Analysis And Predictions Of DNA Sequence Transformations On Grids
Abstract
Phylogenetics is the study of evolution of organisms. Evolution occurs due to mutations of DNA sequences. The reasons behind these seemingly random mutations are largely unknown. There are many algorithms that build phylogenetic trees from DNA sequences. However, there are certain uncertainties associated with these phylogenetic trees. Fine level analysis of these phylogenetic trees is both important and interesting for evolutionary biologists. In this thesis, we try to model evolutions of DNA sequences using Cellular Automata and resolve the uncertainties associated with the phylogenetic trees. In particular, we determine the effect of neighboring DNA base-pairs on the mutation of a base-pair. Cellular Automata can be viewed as an array of cells which modifies itself in discrete time-steps according to a governing rule. The state of the cell at the next time-step depends on its current state and state of its neighbors. We have used cellular automata rules for analysis and predictions of DNA sequence transformations on Computational grids.
In the first part of the thesis, DNA sequence evolution is modeled as a cellular automaton with each cell having one of the four possible states, corresponding to four bases. Phylogenetic trees are explored in order to find out the cellular automata rules that may have guided the evolutions. Master-client paradigm is used to exploit the parallelism in the sequence transformation analysis. Load balancing and fault-tolerance techniques are developed to enable the execution of the explorations on grid resources. The analysis of the sequence transformations is used to resolve uncertainties associated with the phylogenetic trees namely, intermediate sequences in the phylogenetic tree and the exact number of time-steps required for the evolution of a branch. The model is further used to find out various statistics such as most popular rules at a particular time-step in the evolution history of a branch in a phylogenetic tree. We have observed some interesting statistics regarding the unknown base pairs in the intermediate sequences of the phylogenetic tree and the most popular rules used for sequence transformations.
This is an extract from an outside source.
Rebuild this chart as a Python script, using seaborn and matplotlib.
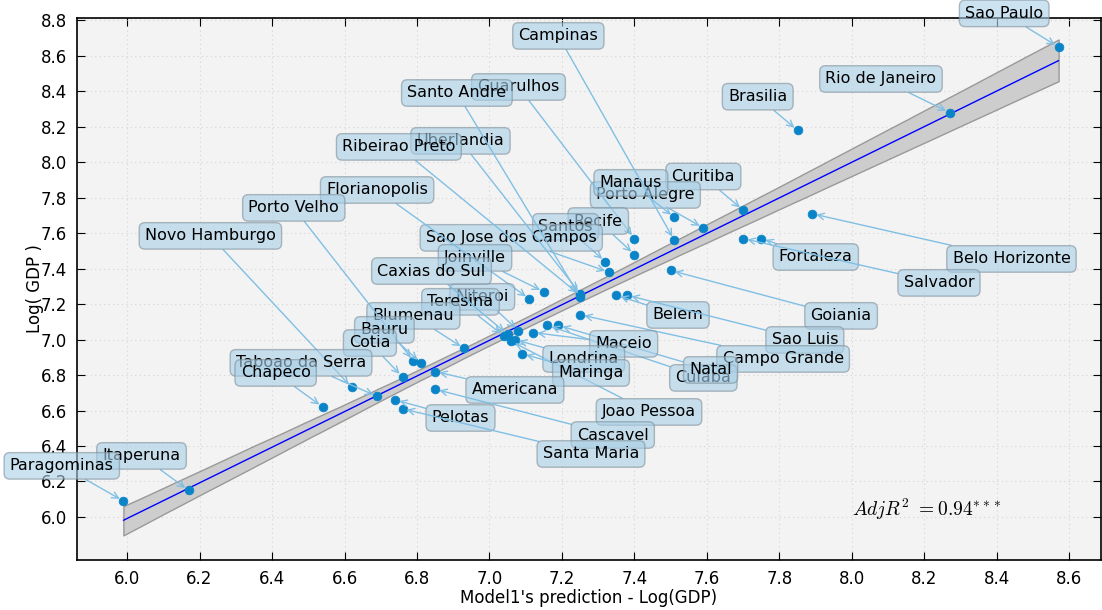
import matplotlib
matplotlib.use("Agg")
import matplotlib.pyplot as plt
import numpy as np
import pandas as pd
import seaborn as sns

# Municipalities, model-1 predicted log(GDP) and observed log(GDP)
cities = [
    "Sao Paulo", "Rio de Janeiro", "Brasilia", "Curitiba", "Belo Horizonte",
    "Fortaleza", "Salvador", "Goiania", "Porto Alegre", "Manaus",
    "Campinas", "Guarulhos", "Recife", "Santos", "Sao Jose dos Campos",
    "Uberlandia", "Ribeirao Preto", "Santo Andre", "Joinville", "Florianopolis",
    "Belem", "Sao Luis", "Campo Grande", "Cuiaba", "Natal",
    "Niteroi", "Maceio", "Teresina", "Caxias do Sul", "Joao Pessoa",
    "Londrina", "Maringa", "Blumenau", "Porto Velho", "Bauru",
    "Americana", "Cotia", "Novo Hamburgo", "Taboao da Serra", "Cascavel",
    "Pelotas", "Santa Maria", "Chapeco", "Itaperuna", "Paragominas",
]
predicted = [
    8.57, 8.27, 7.85, 7.70, 7.89,
    7.75, 7.70, 7.50, 7.59, 7.51,
    7.51, 7.40, 7.40, 7.32, 7.33,
    7.25, 7.25, 7.25, 7.15, 7.11,
    7.35, 7.38, 7.25, 7.16, 7.19,
    7.08, 7.12, 7.04, 7.05, 7.06,
    7.07, 7.09, 6.93, 6.79, 6.81,
    6.85, 6.76, 6.62, 6.69, 6.85,
    6.74, 6.76, 6.54, 6.17, 5.99,
]
log_gdp = [
    8.65, 8.28, 8.18, 7.73, 7.71,
    7.57, 7.57, 7.39, 7.63, 7.69,
    7.56, 7.57, 7.48, 7.44, 7.38,
    7.26, 7.25, 7.24, 7.27, 7.23,
    7.25, 7.25, 7.14, 7.08, 7.08,
    7.05, 7.04, 7.02, 7.03, 6.99,
    7.00, 6.92, 6.95, 6.88, 6.87,
    6.82, 6.79, 6.73, 6.68, 6.72,
    6.66, 6.61, 6.62, 6.15, 6.09,
]

# Where each city's name box sits (data coordinates)
label_x = [
    8.42, 8.08, 7.74, 7.59, 8.44,
    7.90, 8.24, 7.97, 7.43, 7.39,
    7.19, 7.08, 7.30, 7.21, 7.06,
    6.92, 6.75, 6.91, 6.96, 6.69,
    7.52, 7.87, 7.81, 7.59, 7.61,
    6.98, 7.37, 6.92, 6.84, 7.44,
    7.26, 7.28, 6.79, 6.46, 6.71,
    7.07, 6.67, 6.23, 6.48, 7.34,
    6.92, 7.28, 6.41, 6.04, 5.82,
]
label_y = [
    8.84, 8.47, 8.37, 7.92, 7.455,
    7.466, 7.32, 7.134, 7.816, 7.884,
    8.713, 8.425, 7.669, 7.636, 7.574,
    8.121, 8.087, 8.391, 7.461, 7.844,
    7.139, 6.998, 6.891, 6.784, 6.829,
    7.241, 6.976, 7.213, 7.387, 6.592,
    6.891, 6.812, 7.134, 7.743, 7.055,
    6.716, 6.981, 7.585, 6.869, 6.462,
    6.558, 6.355, 6.812, 6.344, 6.288,
]

adj_r2 = 0.94

df = pd.DataFrame({"city": cities, "pred": predicted, "gdp": log_gdp})

sns.set_style("ticks")
plt.rcParams["font.family"] = ["DejaVu Sans"]
plt.rcParams["mathtext.fontset"] = "cm"
plt.rcParams["text.color"] = "black"
plt.rcParams["axes.labelcolor"] = "black"
plt.rcParams["xtick.color"] = "black"
plt.rcParams["ytick.color"] = "black"

fig = plt.figure(figsize=(11.02, 6.10), dpi=100)
ax = fig.add_axes([77 / 1102, 1 - 560 / 610, 1024 / 1102, 542 / 610])
ax.set_facecolor("#f3f3f3")

# Fitted line with confidence band
sns.regplot(data=df, x="pred", y="gdp", scatter=False, ci=95, seed=3,
            line_kws=dict(color="blue", lw=1.0, zorder=3), ax=ax)
band = ax.collections[-1]
band.set_alpha(None)
band.set_facecolor("#cdcdcd")
band.set_edgecolor("#999999")
band.set_linewidth(1.0)
band.set_zorder(2)

# Observed values
sns.scatterplot(data=df, x="pred", y="gdp", color="#0a84c8", s=40,
                edgecolor="#0a84c8", linewidth=0.5, zorder=5, ax=ax,
                legend=False)

for name, px, py, lx, ly in zip(cities, predicted, log_gdp, label_x, label_y):
    ax.annotate(
        name, xy=(px, py), xytext=(lx, ly), ha="center", va="center",
        fontsize=11.5, color="black", zorder=6,
        bbox=dict(boxstyle="round,pad=0.36", fc="#a9cfe7", ec="#7f8f99",
                  alpha=0.6, lw=1.0),
        arrowprops=dict(arrowstyle="->", color="#80bfe4", lw=1.0,
                        shrinkA=0, shrinkB=3),
    )

ax.text(8.0, 6.04, r"$AdjR^2\ ={%.2f}^{***}$" % adj_r2, fontsize=14,
        ha="left", va="center", zorder=6)

ax.set_xlim(5.862, 8.687)
ax.set_ylim(5.757, 8.814)
ax.set_xticks(np.arange(6.0, 8.61, 0.2))
ax.set_yticks(np.arange(6.0, 8.81, 0.2))
ax.xaxis.set_major_formatter(matplotlib.ticker.FormatStrFormatter("%.1f"))
ax.yaxis.set_major_formatter(matplotlib.ticker.FormatStrFormatter("%.1f"))
ax.grid(True, color="#d4d4d4", linestyle=(0, (1, 3)), linewidth=0.8)
ax.set_axisbelow(True)
ax.tick_params(direction="in", length=6, width=0.8, top=True, right=True,
               labelsize=12, pad=7, color="black", labelcolor="black")
for spine in ax.spines.values():
    spine.set_visible(True)
    spine.set_color("black")
    spine.set_linewidth(1.2)

ax.set_xlabel("Model1's prediction - Log(GDP)", fontsize=12, labelpad=1)
ax.set_ylabel("Log( GDP )", fontsize=12, labelpad=-2)

fig.savefig("out.png", dpi=100)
Next part of the thesis deals with predictions of future sequences using the previous sequences. First, we try to find out the preserved sequences so that cellular automata rules can be applied selectively. Then, random strategies are developed as base benchmarks. Roulette Wheel strategy is used for predicting future DNA sequences. Though the prediction strategies are able to better the random benchmarks in most of the cases, average performance improvement over the random strategies is not significant. The possible reasons are discussed.